By Jacqueline Belliveau

- Hospital-based cancer care for patients undergoing chemotherapy was 60 percent more expensive compared to the same treatment at community-based oncology practices, according to a recent study by Xcenda and Lucio Gordan, MD, Medical Director in the Division of Quality and Informatics at Florida Cancer Specialists and Research Institute.

The cancer care cost difference equated to $90,144 more per year for patients treated in hospital outpatient settings, the sample of medical and pharmacy claims from 2010 and 2015 also revealed.

“As a physician, I am constantly concerned about the financial toxicity of cancer care,” stated Gordan. “It is disappointing again to see data that hospital-based cancer care is considerably more expensive than the community practices. While, at the same time, more patients are being forced into hospitals. It is clear that the community oncology setting should be the preferred, first choice treatment setting for cancer patients.”

Researchers found that hospital-based cancer care was significantly more expensive because patients incurred greater medical costs per month. On average, medical costs for patients undergoing care in a hospital outpatient setting was $19,471 per patient per month.

Medical costs averaged just $12,103 per patient per month at community oncology practices.

Within the medical category, chemotherapy costs drove the spending differential. Chemotherapy costs at hospital-based settings were $8,443 per patient per month versus just $4,933 per patient per month at community practices.

Higher chemotherapy costs in the hospital-based setting appeared regardless of the type chemotherapy used.

Despite over 60 percent of all patients studied receiving generic-only chemotherapy and branded versus generic use being similar across both cancer care settings, community oncology practices reported $2,198 less for a generic regimen.

The independent practices also incurred $4,226 less for a branded regimen and $8,332 less for a combination branded plus generic regimen.

Physician visit costs also drove the cost differential between hospital-based and community settings. Spending on visits was 333 percent, or $2,551, more in hospital outpatient settings.

In addition to higher cancer care costs, researchers observed higher emergency department utilization among cancer patients treated at hospital outpatient settings. The rate of emergency department visits within 72 hours after chemotherapy among patients from a hospital outpatient setting was 40 percent higher compared to the rate among community practice patients.

The emergency department visit rate within 10 days after chemotherapy was also 24 percent higher among patients from hospital-based settings.

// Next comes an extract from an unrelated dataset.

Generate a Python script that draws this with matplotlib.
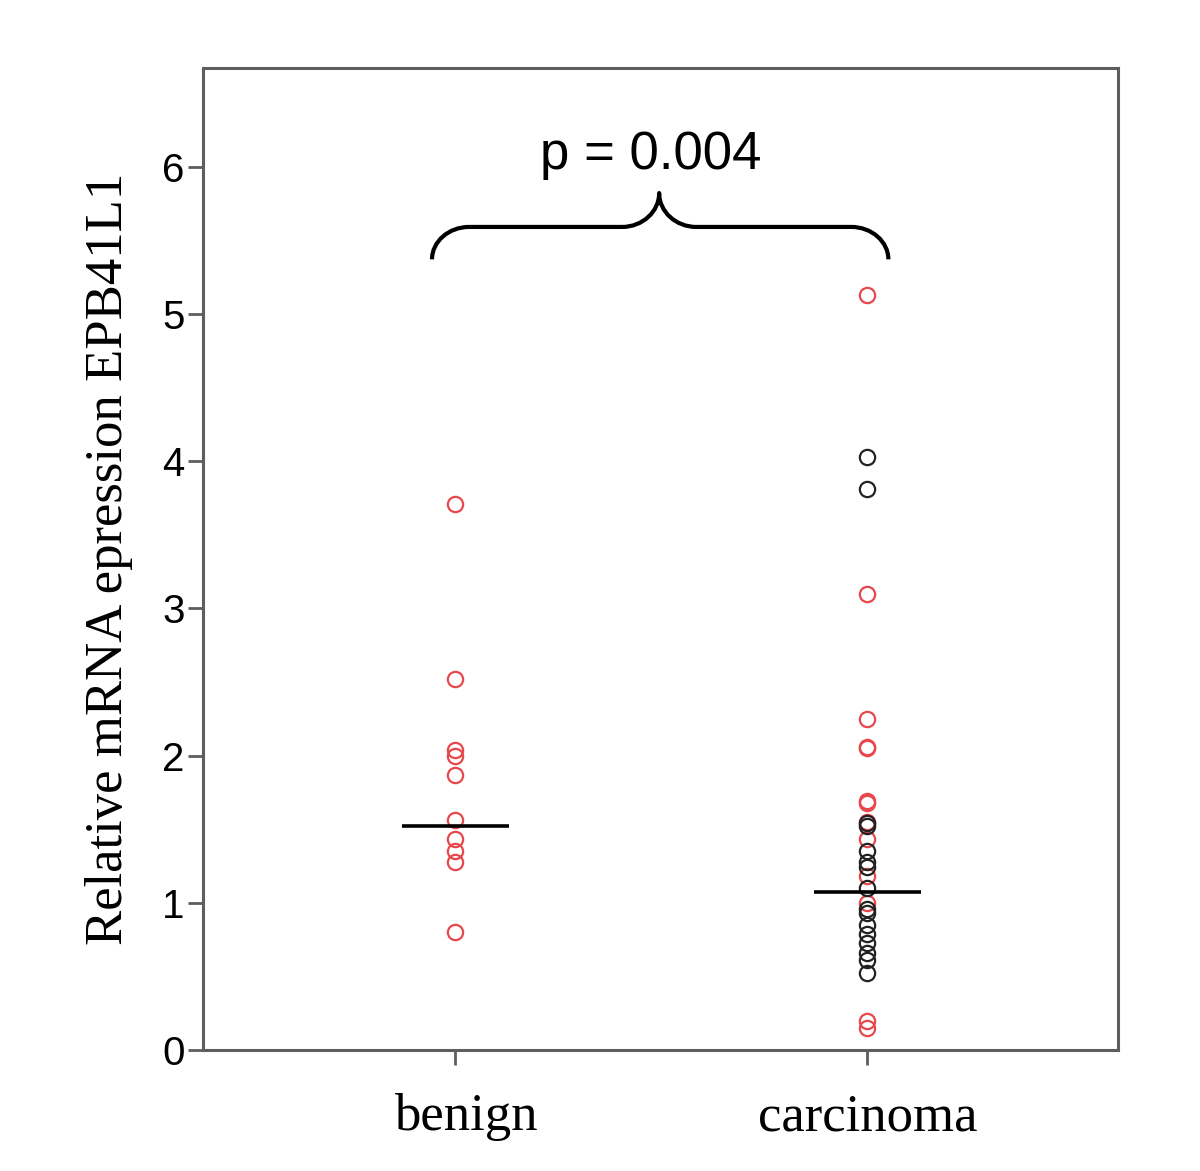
import matplotlib.pyplot as plt
import matplotlib.transforms as mtransforms
from matplotlib.path import Path
from matplotlib.patches import PathPatch

# ---- data ----
groups = ["benign", "carcinoma"]
group_x = [1, 2]

benign_red = [3.71, 2.52, 2.04, 2.00, 1.87, 1.56, 1.43, 1.35, 1.28, 0.80]
carc_red = [5.13, 3.10, 2.25, 2.06, 2.05, 1.69, 1.68, 1.55, 1.43, 1.18, 1.00, 0.20, 0.15]
carc_black = [4.03, 3.81, 1.54, 1.52, 1.35, 1.28, 1.24, 1.10, 0.96, 0.93,
              0.85, 0.79, 0.73, 0.66, 0.61, 0.52]
center_lines = [1.52, 1.07]

p_text = "p = 0.004"

RED = "#e8474c"
BLACK = "#222222"
GRAY = "#5e5e5e"

fig = plt.figure(figsize=(12, 11.71), dpi=100)
ax = fig.add_axes([0.169, 0.1033, 0.763, 0.8387])

mk = dict(marker="o", ms=11, mfc="none", mew=1.6, ls="none")
ax.plot([group_x[0]] * len(benign_red), benign_red, mec=RED, **mk)
ax.plot([group_x[1]] * len(carc_red), carc_red, mec=RED, **mk)
ax.plot([group_x[1]] * len(carc_black), carc_black, mec=BLACK, **mk)

for gx, c in zip(group_x, center_lines):
    ax.plot([gx - 0.13, gx + 0.13], [c, c], color="black", lw=2.6, solid_capstyle="butt")

# curly brace between the groups
x0, x1 = group_x[0] - 0.056, group_x[1] + 0.051
xm = 1.495
y_end, y_h, y_tip = 5.37, 5.59, 5.82
r = 0.09
k = 0.55
verts = [
    (x0, y_end), (x0, y_end + k * (y_h - y_end)), (x0 + (1 - k) * r, y_h), (x0 + r, y_h),
    (xm - r, y_h),
    (xm - (1 - k) * r, y_h), (xm, y_h + (1 - k) * (y_tip - y_h)), (xm, y_tip),
    (xm, y_h + (1 - k) * (y_tip - y_h)), (xm + (1 - k) * r, y_h), (xm + r, y_h),
    (x1 - r, y_h),
    (x1 - (1 - k) * r, y_h), (x1, y_end + k * (y_h - y_end)), (x1, y_end),
]
codes = [Path.MOVETO, Path.CURVE4, Path.CURVE4, Path.CURVE4,
         Path.LINETO,
         Path.CURVE4, Path.CURVE4, Path.CURVE4,
         Path.CURVE4, Path.CURVE4, Path.CURVE4,
         Path.LINETO,
         Path.CURVE4, Path.CURVE4, Path.CURVE4]
ax.add_patch(PathPatch(Path(verts, codes), fc="none", ec="black", lw=3,
                       capstyle="butt", joinstyle="round"))
ax.text(1.475, 6.08, p_text, ha="center", va="center", fontsize=38,
        family="Liberation Sans")

ax.set_xlim(0.388, 2.609)
ax.set_ylim(0, 6.67)
ax.set_xticks(group_x)
ax.set_xticklabels(groups, family="Liberation Serif", fontsize=38)
ax.set_yticks(range(0, 7))
ax.set_yticklabels([str(i) for i in range(0, 7)], family="Liberation Sans",
                   fontsize=29, fontweight="medium")
ax.tick_params(axis="both", direction="out", length=11, width=2, color=GRAY)
ax.tick_params(axis="x", pad=20)
ax.tick_params(axis="y", pad=2)

# the benign label sits a little right of its tick
lbl = ax.get_xticklabels()[0]
lbl.set_transform(lbl.get_transform() + mtransforms.ScaledTranslation(0.11, 0, fig.dpi_scale_trans))

for s in ax.spines.values():
    s.set_color(GRAY)
    s.set_linewidth(2.2)

ax.set_ylabel("Relative mRNA epression EPB41L1", family="Liberation Serif", fontsize=38)
ax.yaxis.set_label_coords(-0.076, 0.5)

fig.savefig("out.png", dpi=100, facecolor="white")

Researchers noted that the cost and care differences between hospital-based and independent practice cancer care may continue as hospital merger and acquisition activity increases. The number of physician-based community practices has significantly dropped since 2014, a recent American Society of Clinical Oncology recently reported.

Community oncology practices are joining hospitals and health systems because of the 340B Drug Pricing Program. The program provides discounted prescriptions to qualifying hospitals that serve greater proportions of low-income and vulnerable populations.

A recent survey by the Community Oncology Alliance (COA) found that 98 percent of practice leaders thought drug reimbursement rates were a significant threat to their organization’s viability. Eighty-seven percent also identified chemotherapy administration reimbursement rates as a top threat.

By 2014 and 2015, almost three-quarters of oncology practice acquisitions were conducted by hospitals in the 340B program.

The industry can counter oncology practice mergers and lower healthcare costs by alleviating the reimbursement challenges independent practices face, researchers stated.

“More than a decade of data have consistently shown that hospitals are a tremendous driver of excessive spending on cancer care,” stated Ted Okon, COA’s Executive Director. “Congress and the administration need to step forward and address this by reining in abuses of the 340B program and implementing site payment parity. It is crazy that our country continues to push more and more cancer care into the much more expensive hospital setting as we seek ways to reduce runaway healthcare spending.”